Records with drawing code:

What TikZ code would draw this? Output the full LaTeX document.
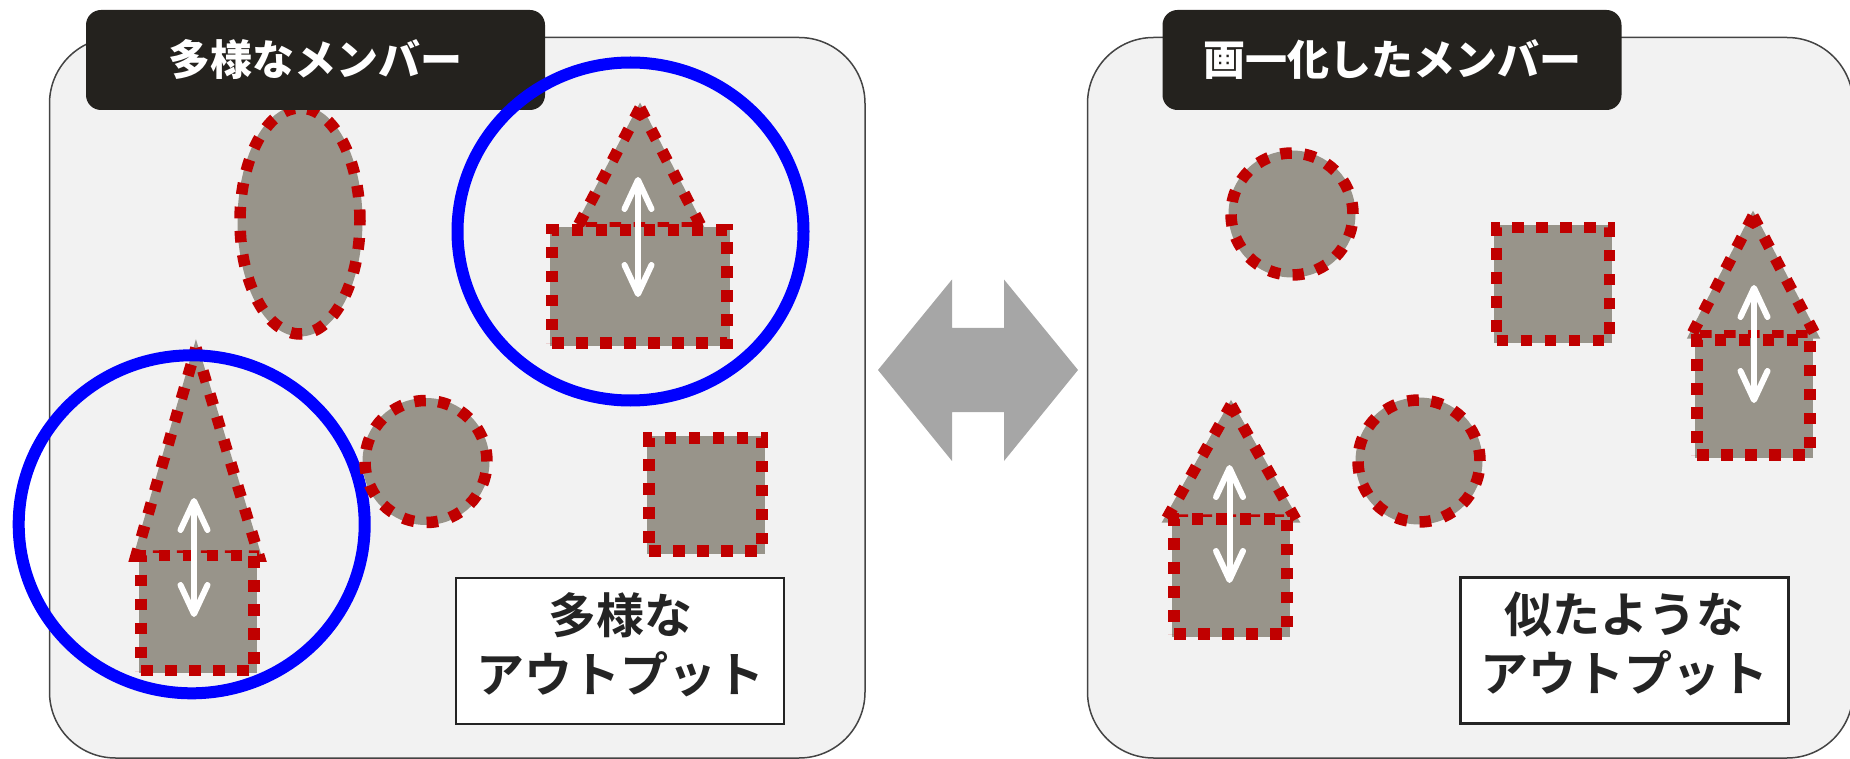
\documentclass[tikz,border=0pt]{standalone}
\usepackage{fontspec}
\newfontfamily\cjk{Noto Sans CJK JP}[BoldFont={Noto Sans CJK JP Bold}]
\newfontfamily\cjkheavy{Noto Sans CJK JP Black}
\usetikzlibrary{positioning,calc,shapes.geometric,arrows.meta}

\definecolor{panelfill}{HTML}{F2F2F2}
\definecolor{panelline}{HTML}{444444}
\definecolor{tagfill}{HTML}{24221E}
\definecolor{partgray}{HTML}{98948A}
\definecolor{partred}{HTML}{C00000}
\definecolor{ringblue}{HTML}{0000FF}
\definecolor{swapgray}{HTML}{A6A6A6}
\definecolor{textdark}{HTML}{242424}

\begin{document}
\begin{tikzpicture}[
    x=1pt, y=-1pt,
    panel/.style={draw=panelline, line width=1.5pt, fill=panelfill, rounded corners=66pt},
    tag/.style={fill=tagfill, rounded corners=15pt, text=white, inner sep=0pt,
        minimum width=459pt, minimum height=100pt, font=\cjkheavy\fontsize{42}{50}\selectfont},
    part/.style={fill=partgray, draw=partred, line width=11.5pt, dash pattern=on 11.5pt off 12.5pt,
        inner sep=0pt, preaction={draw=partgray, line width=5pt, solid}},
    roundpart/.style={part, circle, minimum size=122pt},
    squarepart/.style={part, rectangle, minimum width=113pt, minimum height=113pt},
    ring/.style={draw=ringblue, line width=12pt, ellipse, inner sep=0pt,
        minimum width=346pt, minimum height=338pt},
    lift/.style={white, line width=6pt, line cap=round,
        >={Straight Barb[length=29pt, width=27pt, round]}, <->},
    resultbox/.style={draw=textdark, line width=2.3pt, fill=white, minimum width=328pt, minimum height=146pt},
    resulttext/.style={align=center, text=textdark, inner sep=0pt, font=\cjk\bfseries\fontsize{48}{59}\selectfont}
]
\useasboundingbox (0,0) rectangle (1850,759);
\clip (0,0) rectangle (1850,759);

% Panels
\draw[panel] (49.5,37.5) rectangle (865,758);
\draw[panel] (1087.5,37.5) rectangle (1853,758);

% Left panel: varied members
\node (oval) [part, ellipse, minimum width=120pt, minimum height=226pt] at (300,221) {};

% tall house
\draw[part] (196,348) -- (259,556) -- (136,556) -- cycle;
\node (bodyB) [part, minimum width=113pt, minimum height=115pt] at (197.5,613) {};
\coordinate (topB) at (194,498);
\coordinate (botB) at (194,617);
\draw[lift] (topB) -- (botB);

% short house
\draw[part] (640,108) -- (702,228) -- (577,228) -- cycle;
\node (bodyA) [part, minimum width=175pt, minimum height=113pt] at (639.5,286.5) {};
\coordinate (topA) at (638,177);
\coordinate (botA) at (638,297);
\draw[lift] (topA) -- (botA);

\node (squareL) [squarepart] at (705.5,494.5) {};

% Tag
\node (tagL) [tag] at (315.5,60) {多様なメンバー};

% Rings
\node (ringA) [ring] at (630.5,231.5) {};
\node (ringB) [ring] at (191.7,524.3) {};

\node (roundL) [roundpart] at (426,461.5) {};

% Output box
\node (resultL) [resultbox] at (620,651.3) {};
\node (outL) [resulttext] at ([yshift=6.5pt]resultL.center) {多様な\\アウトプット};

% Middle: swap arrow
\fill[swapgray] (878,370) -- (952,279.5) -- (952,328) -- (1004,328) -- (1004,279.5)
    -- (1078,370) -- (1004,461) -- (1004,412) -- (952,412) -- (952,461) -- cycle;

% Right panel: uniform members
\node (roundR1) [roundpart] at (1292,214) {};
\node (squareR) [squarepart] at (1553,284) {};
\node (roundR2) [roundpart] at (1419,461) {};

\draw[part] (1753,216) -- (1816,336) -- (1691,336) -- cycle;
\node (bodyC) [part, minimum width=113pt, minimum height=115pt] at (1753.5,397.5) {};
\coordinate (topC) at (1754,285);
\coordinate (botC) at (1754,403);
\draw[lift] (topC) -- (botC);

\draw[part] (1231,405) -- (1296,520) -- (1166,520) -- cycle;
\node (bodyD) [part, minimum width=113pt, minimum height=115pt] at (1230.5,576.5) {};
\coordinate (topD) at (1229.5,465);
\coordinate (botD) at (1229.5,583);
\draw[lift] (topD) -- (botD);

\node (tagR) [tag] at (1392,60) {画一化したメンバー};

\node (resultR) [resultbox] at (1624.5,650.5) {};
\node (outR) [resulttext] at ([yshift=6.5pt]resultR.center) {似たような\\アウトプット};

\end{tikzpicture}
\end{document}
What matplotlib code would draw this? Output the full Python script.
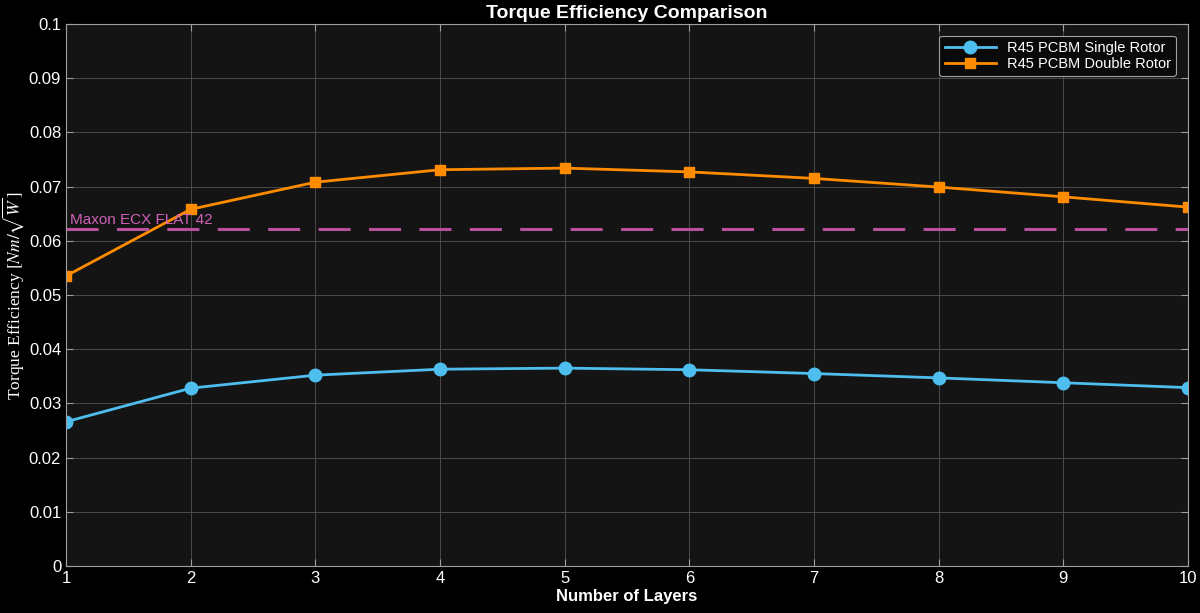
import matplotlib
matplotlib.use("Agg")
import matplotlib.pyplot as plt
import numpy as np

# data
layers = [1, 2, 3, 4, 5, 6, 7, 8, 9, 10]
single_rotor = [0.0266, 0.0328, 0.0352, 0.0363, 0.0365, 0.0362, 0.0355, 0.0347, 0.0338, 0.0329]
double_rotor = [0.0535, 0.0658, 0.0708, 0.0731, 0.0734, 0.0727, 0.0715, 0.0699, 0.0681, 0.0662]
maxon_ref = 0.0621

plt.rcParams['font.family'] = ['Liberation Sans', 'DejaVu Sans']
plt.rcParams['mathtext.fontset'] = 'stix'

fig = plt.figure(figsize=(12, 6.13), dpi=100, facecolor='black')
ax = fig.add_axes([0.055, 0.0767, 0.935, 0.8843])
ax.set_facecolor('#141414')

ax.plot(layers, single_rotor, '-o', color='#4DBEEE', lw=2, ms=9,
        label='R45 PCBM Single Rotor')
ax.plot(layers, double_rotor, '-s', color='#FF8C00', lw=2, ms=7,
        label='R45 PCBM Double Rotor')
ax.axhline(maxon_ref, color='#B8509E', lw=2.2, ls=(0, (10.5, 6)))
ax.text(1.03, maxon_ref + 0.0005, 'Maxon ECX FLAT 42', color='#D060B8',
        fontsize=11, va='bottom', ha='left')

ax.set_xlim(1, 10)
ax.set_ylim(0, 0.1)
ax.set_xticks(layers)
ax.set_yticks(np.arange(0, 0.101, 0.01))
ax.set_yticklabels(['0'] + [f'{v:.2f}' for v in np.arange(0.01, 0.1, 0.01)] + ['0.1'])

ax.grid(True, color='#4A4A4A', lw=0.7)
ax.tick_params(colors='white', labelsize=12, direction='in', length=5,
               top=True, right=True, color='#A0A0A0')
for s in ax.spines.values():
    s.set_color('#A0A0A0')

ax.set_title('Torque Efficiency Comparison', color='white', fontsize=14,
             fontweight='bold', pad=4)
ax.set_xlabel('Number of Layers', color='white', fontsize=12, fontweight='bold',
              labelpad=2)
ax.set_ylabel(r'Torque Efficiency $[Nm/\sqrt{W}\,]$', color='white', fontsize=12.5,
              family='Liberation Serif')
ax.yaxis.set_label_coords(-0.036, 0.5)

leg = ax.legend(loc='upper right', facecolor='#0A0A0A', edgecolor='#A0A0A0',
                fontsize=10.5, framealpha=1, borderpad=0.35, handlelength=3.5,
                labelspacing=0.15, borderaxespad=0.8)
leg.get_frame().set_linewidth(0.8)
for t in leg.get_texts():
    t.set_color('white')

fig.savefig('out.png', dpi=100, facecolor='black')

Task instructions: Generate a word-for-word copy of the preceding records, excluding all pictures.

The completed task:
What TikZ code would draw this? Output the full LaTeX document.
\documentclass[tikz,border=0pt]{standalone}
\usepackage{fontspec}
\newfontfamily\cjk{Noto Sans CJK JP}[BoldFont={Noto Sans CJK JP Bold}]
\newfontfamily\cjkheavy{Noto Sans CJK JP Black}
\usetikzlibrary{positioning,calc,shapes.geometric,arrows.meta}

\definecolor{panelfill}{HTML}{F2F2F2}
\definecolor{panelline}{HTML}{444444}
\definecolor{tagfill}{HTML}{24221E}
\definecolor{partgray}{HTML}{98948A}
\definecolor{partred}{HTML}{C00000}
\definecolor{ringblue}{HTML}{0000FF}
\definecolor{swapgray}{HTML}{A6A6A6}
\definecolor{textdark}{HTML}{242424}

\begin{document}
\begin{tikzpicture}[
    x=1pt, y=-1pt,
    panel/.style={draw=panelline, line width=1.5pt, fill=panelfill, rounded corners=66pt},
    tag/.style={fill=tagfill, rounded corners=15pt, text=white, inner sep=0pt,
        minimum width=459pt, minimum height=100pt, font=\cjkheavy\fontsize{42}{50}\selectfont},
    part/.style={fill=partgray, draw=partred, line width=11.5pt, dash pattern=on 11.5pt off 12.5pt,
        inner sep=0pt, preaction={draw=partgray, line width=5pt, solid}},
    roundpart/.style={part, circle, minimum size=122pt},
    squarepart/.style={part, rectangle, minimum width=113pt, minimum height=113pt},
    ring/.style={draw=ringblue, line width=12pt, ellipse, inner sep=0pt,
        minimum width=346pt, minimum height=338pt},
    lift/.style={white, line width=6pt, line cap=round,
        >={Straight Barb[length=29pt, width=27pt, round]}, <->},
    resultbox/.style={draw=textdark, line width=2.3pt, fill=white, minimum width=328pt, minimum height=146pt},
    resulttext/.style={align=center, text=textdark, inner sep=0pt, font=\cjk\bfseries\fontsize{48}{59}\selectfont}
]
\useasboundingbox (0,0) rectangle (1850,759);
\clip (0,0) rectangle (1850,759);

% Panels
\draw[panel] (49.5,37.5) rectangle (865,758);
\draw[panel] (1087.5,37.5) rectangle (1853,758);

% Left panel: varied members
\node (oval) [part, ellipse, minimum width=120pt, minimum height=226pt] at (300,221) {};

% tall house
\draw[part] (196,348) -- (259,556) -- (136,556) -- cycle;
\node (bodyB) [part, minimum width=113pt, minimum height=115pt] at (197.5,613) {};
\coordinate (topB) at (194,498);
\coordinate (botB) at (194,617);
\draw[lift] (topB) -- (botB);

% short house
\draw[part] (640,108) -- (702,228) -- (577,228) -- cycle;
\node (bodyA) [part, minimum width=175pt, minimum height=113pt] at (639.5,286.5) {};
\coordinate (topA) at (638,177);
\coordinate (botA) at (638,297);
\draw[lift] (topA) -- (botA);

\node (squareL) [squarepart] at (705.5,494.5) {};

% Tag
\node (tagL) [tag] at (315.5,60) {多様なメンバー};

% Rings
\node (ringA) [ring] at (630.5,231.5) {};
\node (ringB) [ring] at (191.7,524.3) {};

\node (roundL) [roundpart] at (426,461.5) {};

% Output box
\node (resultL) [resultbox] at (620,651.3) {};
\node (outL) [resulttext] at ([yshift=6.5pt]resultL.center) {多様な\\アウトプット};

% Middle: swap arrow
\fill[swapgray] (878,370) -- (952,279.5) -- (952,328) -- (1004,328) -- (1004,279.5)
    -- (1078,370) -- (1004,461) -- (1004,412) -- (952,412) -- (952,461) -- cycle;

% Right panel: uniform members
\node (roundR1) [roundpart] at (1292,214) {};
\node (squareR) [squarepart] at (1553,284) {};
\node (roundR2) [roundpart] at (1419,461) {};

\draw[part] (1753,216) -- (1816,336) -- (1691,336) -- cycle;
\node (bodyC) [part, minimum width=113pt, minimum height=115pt] at (1753.5,397.5) {};
\coordinate (topC) at (1754,285);
\coordinate (botC) at (1754,403);
\draw[lift] (topC) -- (botC);

\draw[part] (1231,405) -- (1296,520) -- (1166,520) -- cycle;
\node (bodyD) [part, minimum width=113pt, minimum height=115pt] at (1230.5,576.5) {};
\coordinate (topD) at (1229.5,465);
\coordinate (botD) at (1229.5,583);
\draw[lift] (topD) -- (botD);

\node (tagR) [tag] at (1392,60) {画一化したメンバー};

\node (resultR) [resultbox] at (1624.5,650.5) {};
\node (outR) [resulttext] at ([yshift=6.5pt]resultR.center) {似たような\\アウトプット};

\end{tikzpicture}
\end{document}
What matplotlib code would draw this? Output the full Python script.
import matplotlib
matplotlib.use("Agg")
import matplotlib.pyplot as plt
import numpy as np

# data
layers = [1, 2, 3, 4, 5, 6, 7, 8, 9, 10]
single_rotor = [0.0266, 0.0328, 0.0352, 0.0363, 0.0365, 0.0362, 0.0355, 0.0347, 0.0338, 0.0329]
double_rotor = [0.0535, 0.0658, 0.0708, 0.0731, 0.0734, 0.0727, 0.0715, 0.0699, 0.0681, 0.0662]
maxon_ref = 0.0621

plt.rcParams['font.family'] = ['Liberation Sans', 'DejaVu Sans']
plt.rcParams['mathtext.fontset'] = 'stix'

fig = plt.figure(figsize=(12, 6.13), dpi=100, facecolor='black')
ax = fig.add_axes([0.055, 0.0767, 0.935, 0.8843])
ax.set_facecolor('#141414')

ax.plot(layers, single_rotor, '-o', color='#4DBEEE', lw=2, ms=9,
        label='R45 PCBM Single Rotor')
ax.plot(layers, double_rotor, '-s', color='#FF8C00', lw=2, ms=7,
        label='R45 PCBM Double Rotor')
ax.axhline(maxon_ref, color='#B8509E', lw=2.2, ls=(0, (10.5, 6)))
ax.text(1.03, maxon_ref + 0.0005, 'Maxon ECX FLAT 42', color='#D060B8',
        fontsize=11, va='bottom', ha='left')

ax.set_xlim(1, 10)
ax.set_ylim(0, 0.1)
ax.set_xticks(layers)
ax.set_yticks(np.arange(0, 0.101, 0.01))
ax.set_yticklabels(['0'] + [f'{v:.2f}' for v in np.arange(0.01, 0.1, 0.01)] + ['0.1'])

ax.grid(True, color='#4A4A4A', lw=0.7)
ax.tick_params(colors='white', labelsize=12, direction='in', length=5,
               top=True, right=True, color='#A0A0A0')
for s in ax.spines.values():
    s.set_color('#A0A0A0')

ax.set_title('Torque Efficiency Comparison', color='white', fontsize=14,
             fontweight='bold', pad=4)
ax.set_xlabel('Number of Layers', color='white', fontsize=12, fontweight='bold',
              labelpad=2)
ax.set_ylabel(r'Torque Efficiency $[Nm/\sqrt{W}\,]$', color='white', fontsize=12.5,
              family='Liberation Serif')
ax.yaxis.set_label_coords(-0.036, 0.5)

leg = ax.legend(loc='upper right', facecolor='#0A0A0A', edgecolor='#A0A0A0',
                fontsize=10.5, framealpha=1, borderpad=0.35, handlelength=3.5,
                labelspacing=0.15, borderaxespad=0.8)
leg.get_frame().set_linewidth(0.8)
for t in leg.get_texts():
    t.set_color('white')

fig.savefig('out.png', dpi=100, facecolor='black')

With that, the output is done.